TASK DESCRIPTION | In the entries below, find the line with "Emit a LaTeX" and the line with "(d2) -- (b3) -- (d3);", then retype both and everything between them exactly. Do not copy the pictures.

EXERCISE INPUTS |
^^^^^^^^^^^^^^^^

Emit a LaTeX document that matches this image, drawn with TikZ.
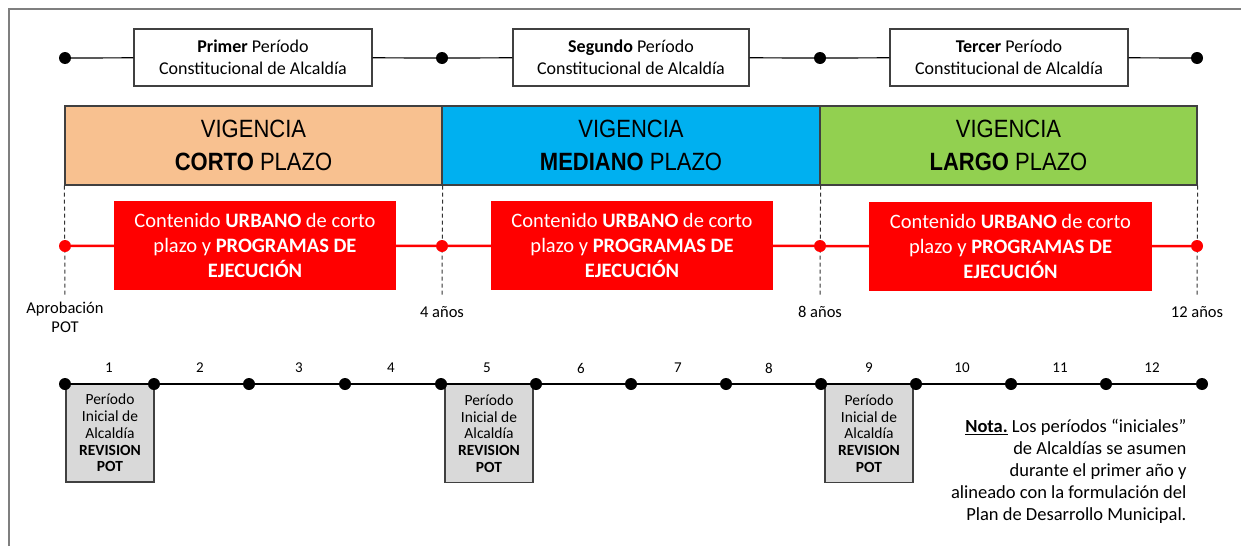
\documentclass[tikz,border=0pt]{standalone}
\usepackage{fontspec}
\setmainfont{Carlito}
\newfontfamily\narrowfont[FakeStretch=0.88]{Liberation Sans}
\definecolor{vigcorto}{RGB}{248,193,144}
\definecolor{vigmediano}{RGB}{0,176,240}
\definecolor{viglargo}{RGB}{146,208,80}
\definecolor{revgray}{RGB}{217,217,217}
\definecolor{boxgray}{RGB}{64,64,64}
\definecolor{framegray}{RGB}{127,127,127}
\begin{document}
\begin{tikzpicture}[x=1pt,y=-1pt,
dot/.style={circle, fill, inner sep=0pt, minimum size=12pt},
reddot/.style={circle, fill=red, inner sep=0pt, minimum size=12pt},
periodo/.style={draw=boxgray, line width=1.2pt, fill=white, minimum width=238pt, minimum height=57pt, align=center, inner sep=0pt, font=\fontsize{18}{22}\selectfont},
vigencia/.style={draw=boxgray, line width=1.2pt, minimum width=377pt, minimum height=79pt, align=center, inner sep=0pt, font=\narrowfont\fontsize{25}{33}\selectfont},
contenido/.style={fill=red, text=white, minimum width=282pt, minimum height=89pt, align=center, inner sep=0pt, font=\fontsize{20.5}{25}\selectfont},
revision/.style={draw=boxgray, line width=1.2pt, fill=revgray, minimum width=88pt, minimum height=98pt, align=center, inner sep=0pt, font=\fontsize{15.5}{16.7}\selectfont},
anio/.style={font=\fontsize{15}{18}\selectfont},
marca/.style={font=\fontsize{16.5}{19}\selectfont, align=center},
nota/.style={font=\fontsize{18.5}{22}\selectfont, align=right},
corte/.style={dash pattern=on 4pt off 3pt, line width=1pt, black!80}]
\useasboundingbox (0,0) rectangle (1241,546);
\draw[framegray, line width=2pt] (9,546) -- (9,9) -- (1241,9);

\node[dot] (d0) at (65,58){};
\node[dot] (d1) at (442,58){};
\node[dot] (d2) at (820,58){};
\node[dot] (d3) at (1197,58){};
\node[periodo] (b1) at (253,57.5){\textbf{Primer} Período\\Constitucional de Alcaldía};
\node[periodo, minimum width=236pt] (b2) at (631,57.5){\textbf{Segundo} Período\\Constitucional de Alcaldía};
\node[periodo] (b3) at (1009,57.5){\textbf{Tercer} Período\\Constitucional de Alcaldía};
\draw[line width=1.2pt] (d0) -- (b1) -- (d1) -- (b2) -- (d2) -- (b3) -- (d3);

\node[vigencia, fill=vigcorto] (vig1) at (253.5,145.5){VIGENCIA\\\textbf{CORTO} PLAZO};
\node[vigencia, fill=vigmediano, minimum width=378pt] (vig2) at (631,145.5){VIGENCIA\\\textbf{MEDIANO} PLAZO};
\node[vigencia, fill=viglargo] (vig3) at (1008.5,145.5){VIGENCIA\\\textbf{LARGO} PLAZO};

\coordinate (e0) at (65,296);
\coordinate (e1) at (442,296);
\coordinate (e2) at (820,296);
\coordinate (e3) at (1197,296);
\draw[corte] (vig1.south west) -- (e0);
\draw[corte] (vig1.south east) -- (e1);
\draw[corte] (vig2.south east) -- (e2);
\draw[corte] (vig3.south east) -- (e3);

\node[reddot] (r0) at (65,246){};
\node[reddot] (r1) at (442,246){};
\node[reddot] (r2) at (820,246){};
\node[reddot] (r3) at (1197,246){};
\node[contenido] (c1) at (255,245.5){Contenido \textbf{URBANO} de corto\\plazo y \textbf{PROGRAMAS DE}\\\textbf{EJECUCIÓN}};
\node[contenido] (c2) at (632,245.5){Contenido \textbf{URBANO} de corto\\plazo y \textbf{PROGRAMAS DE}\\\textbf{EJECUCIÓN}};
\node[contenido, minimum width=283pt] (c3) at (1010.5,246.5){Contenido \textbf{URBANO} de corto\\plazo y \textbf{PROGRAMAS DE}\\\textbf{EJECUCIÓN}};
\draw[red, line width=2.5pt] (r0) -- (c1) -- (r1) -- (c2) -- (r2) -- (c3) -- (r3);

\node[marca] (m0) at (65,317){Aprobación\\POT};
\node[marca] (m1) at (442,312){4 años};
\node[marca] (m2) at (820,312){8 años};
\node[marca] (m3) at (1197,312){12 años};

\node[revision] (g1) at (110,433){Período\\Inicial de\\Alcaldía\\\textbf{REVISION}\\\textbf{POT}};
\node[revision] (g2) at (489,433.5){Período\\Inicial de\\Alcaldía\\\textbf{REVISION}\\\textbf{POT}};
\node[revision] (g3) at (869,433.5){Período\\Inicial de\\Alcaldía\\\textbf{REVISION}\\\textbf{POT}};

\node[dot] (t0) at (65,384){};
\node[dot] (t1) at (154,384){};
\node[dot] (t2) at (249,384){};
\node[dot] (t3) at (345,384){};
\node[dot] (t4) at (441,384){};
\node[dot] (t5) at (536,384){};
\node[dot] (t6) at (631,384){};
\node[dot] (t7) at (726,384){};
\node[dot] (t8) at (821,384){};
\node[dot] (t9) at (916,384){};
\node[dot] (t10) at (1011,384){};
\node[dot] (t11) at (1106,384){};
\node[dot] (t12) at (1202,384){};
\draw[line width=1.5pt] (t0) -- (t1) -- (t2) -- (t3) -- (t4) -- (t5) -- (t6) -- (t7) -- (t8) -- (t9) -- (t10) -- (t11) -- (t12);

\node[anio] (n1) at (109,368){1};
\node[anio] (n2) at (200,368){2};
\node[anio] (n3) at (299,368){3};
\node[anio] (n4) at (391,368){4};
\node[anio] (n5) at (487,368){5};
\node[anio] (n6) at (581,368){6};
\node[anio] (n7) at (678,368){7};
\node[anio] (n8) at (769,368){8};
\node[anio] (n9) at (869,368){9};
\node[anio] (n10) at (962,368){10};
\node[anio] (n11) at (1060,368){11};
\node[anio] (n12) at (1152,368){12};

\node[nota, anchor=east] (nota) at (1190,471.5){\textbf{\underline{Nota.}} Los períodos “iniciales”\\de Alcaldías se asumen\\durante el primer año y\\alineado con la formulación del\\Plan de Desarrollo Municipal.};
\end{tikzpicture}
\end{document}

^^^^^^^^^^^^^^^^

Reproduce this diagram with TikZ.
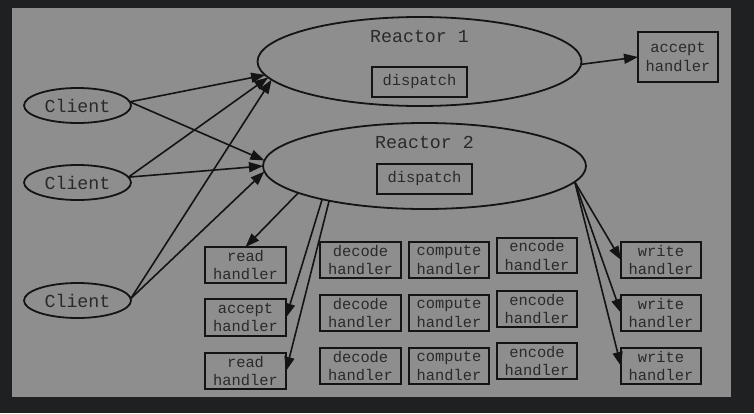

^^^^^^^^^^^^^^^^

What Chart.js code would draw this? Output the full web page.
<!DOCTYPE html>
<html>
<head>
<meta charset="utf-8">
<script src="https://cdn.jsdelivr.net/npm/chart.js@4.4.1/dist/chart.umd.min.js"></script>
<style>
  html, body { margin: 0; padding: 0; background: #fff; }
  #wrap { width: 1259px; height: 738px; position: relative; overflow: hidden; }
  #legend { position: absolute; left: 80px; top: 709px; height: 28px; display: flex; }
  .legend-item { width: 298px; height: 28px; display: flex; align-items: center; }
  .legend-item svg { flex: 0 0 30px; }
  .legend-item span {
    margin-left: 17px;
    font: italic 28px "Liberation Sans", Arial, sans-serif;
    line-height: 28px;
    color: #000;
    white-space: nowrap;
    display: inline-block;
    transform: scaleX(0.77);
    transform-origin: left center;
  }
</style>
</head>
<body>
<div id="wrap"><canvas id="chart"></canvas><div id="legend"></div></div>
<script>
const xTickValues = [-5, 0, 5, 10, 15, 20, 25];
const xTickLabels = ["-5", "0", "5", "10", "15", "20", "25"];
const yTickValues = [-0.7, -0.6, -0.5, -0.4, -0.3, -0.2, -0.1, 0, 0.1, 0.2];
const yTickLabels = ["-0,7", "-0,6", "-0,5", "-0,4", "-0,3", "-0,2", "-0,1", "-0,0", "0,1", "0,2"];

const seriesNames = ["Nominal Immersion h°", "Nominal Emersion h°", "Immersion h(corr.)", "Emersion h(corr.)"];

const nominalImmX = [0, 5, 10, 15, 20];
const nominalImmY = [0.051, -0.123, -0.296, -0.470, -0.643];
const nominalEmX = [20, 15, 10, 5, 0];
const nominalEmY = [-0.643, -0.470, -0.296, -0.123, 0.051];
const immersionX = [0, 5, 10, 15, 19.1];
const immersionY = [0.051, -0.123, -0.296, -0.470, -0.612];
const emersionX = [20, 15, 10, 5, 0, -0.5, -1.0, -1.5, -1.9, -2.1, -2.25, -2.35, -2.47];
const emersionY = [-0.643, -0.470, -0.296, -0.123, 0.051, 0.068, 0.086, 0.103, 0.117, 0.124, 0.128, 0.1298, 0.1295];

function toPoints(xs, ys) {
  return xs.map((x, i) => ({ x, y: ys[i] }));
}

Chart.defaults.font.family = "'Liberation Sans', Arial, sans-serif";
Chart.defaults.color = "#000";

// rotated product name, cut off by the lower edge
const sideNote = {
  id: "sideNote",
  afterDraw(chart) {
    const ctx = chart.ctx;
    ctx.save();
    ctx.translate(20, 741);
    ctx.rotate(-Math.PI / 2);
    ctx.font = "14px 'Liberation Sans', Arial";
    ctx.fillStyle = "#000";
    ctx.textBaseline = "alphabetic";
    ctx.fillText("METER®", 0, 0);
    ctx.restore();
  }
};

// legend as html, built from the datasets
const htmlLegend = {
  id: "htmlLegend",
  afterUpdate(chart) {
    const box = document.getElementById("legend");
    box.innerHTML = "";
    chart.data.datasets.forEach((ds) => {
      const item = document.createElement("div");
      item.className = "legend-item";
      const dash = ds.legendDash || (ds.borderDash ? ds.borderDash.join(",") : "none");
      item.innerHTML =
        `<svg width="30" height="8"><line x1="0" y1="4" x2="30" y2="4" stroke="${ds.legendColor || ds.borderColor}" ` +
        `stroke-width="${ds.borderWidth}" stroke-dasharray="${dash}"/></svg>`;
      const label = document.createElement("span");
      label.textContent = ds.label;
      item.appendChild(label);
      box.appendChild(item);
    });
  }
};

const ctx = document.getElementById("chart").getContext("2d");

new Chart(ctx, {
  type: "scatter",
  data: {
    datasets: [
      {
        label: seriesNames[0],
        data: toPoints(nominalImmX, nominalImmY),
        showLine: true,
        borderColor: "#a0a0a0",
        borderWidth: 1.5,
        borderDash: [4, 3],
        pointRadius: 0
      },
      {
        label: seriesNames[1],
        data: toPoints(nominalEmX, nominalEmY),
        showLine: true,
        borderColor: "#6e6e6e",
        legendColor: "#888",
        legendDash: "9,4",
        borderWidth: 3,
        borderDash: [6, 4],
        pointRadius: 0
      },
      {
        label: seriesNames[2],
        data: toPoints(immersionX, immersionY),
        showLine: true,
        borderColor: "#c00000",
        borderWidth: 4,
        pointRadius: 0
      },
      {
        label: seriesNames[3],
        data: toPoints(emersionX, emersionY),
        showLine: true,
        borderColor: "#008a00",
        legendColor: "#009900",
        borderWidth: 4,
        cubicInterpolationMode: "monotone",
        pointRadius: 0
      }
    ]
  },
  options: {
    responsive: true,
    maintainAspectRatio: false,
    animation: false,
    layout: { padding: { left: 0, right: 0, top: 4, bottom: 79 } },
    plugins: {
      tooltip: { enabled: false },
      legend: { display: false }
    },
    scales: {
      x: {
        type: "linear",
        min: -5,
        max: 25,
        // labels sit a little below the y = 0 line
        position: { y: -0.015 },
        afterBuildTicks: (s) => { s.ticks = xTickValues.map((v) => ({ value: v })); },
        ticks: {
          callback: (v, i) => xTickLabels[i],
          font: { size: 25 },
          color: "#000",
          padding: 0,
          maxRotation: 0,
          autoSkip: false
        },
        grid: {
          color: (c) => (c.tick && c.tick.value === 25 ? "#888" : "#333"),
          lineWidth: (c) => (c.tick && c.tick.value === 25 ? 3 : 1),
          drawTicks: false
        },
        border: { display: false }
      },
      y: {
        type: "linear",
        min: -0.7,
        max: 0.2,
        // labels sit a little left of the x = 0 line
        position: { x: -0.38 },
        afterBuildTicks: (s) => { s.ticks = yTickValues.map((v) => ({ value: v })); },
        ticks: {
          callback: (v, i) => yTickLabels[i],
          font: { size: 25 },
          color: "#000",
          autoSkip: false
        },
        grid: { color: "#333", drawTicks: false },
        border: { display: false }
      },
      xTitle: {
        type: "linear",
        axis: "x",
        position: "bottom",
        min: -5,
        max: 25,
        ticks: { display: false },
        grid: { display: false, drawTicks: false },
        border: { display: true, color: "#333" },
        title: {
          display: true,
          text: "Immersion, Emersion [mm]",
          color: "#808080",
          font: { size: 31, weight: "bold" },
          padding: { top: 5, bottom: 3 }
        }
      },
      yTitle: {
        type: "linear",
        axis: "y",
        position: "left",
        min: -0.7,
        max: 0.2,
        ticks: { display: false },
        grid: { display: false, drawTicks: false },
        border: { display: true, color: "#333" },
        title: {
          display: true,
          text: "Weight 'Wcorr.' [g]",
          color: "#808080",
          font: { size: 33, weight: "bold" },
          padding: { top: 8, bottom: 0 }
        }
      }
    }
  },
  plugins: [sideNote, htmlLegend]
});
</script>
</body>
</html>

^^^^^^^^^^^^^^^^

SOLUTION |
Emit a LaTeX document that matches this image, drawn with TikZ.
\documentclass[tikz,border=0pt]{standalone}
\usepackage{fontspec}
\setmainfont{Carlito}
\newfontfamily\narrowfont[FakeStretch=0.88]{Liberation Sans}
\definecolor{vigcorto}{RGB}{248,193,144}
\definecolor{vigmediano}{RGB}{0,176,240}
\definecolor{viglargo}{RGB}{146,208,80}
\definecolor{revgray}{RGB}{217,217,217}
\definecolor{boxgray}{RGB}{64,64,64}
\definecolor{framegray}{RGB}{127,127,127}
\begin{document}
\begin{tikzpicture}[x=1pt,y=-1pt,
dot/.style={circle, fill, inner sep=0pt, minimum size=12pt},
reddot/.style={circle, fill=red, inner sep=0pt, minimum size=12pt},
periodo/.style={draw=boxgray, line width=1.2pt, fill=white, minimum width=238pt, minimum height=57pt, align=center, inner sep=0pt, font=\fontsize{18}{22}\selectfont},
vigencia/.style={draw=boxgray, line width=1.2pt, minimum width=377pt, minimum height=79pt, align=center, inner sep=0pt, font=\narrowfont\fontsize{25}{33}\selectfont},
contenido/.style={fill=red, text=white, minimum width=282pt, minimum height=89pt, align=center, inner sep=0pt, font=\fontsize{20.5}{25}\selectfont},
revision/.style={draw=boxgray, line width=1.2pt, fill=revgray, minimum width=88pt, minimum height=98pt, align=center, inner sep=0pt, font=\fontsize{15.5}{16.7}\selectfont},
anio/.style={font=\fontsize{15}{18}\selectfont},
marca/.style={font=\fontsize{16.5}{19}\selectfont, align=center},
nota/.style={font=\fontsize{18.5}{22}\selectfont, align=right},
corte/.style={dash pattern=on 4pt off 3pt, line width=1pt, black!80}]
\useasboundingbox (0,0) rectangle (1241,546);
\draw[framegray, line width=2pt] (9,546) -- (9,9) -- (1241,9);

\node[dot] (d0) at (65,58){};
\node[dot] (d1) at (442,58){};
\node[dot] (d2) at (820,58){};
\node[dot] (d3) at (1197,58){};
\node[periodo] (b1) at (253,57.5){\textbf{Primer} Período\\Constitucional de Alcaldía};
\node[periodo, minimum width=236pt] (b2) at (631,57.5){\textbf{Segundo} Período\\Constitucional de Alcaldía};
\node[periodo] (b3) at (1009,57.5){\textbf{Tercer} Período\\Constitucional de Alcaldía};
\draw[line width=1.2pt] (d0) -- (b1) -- (d1) -- (b2) -- (d2) -- (b3) -- (d3);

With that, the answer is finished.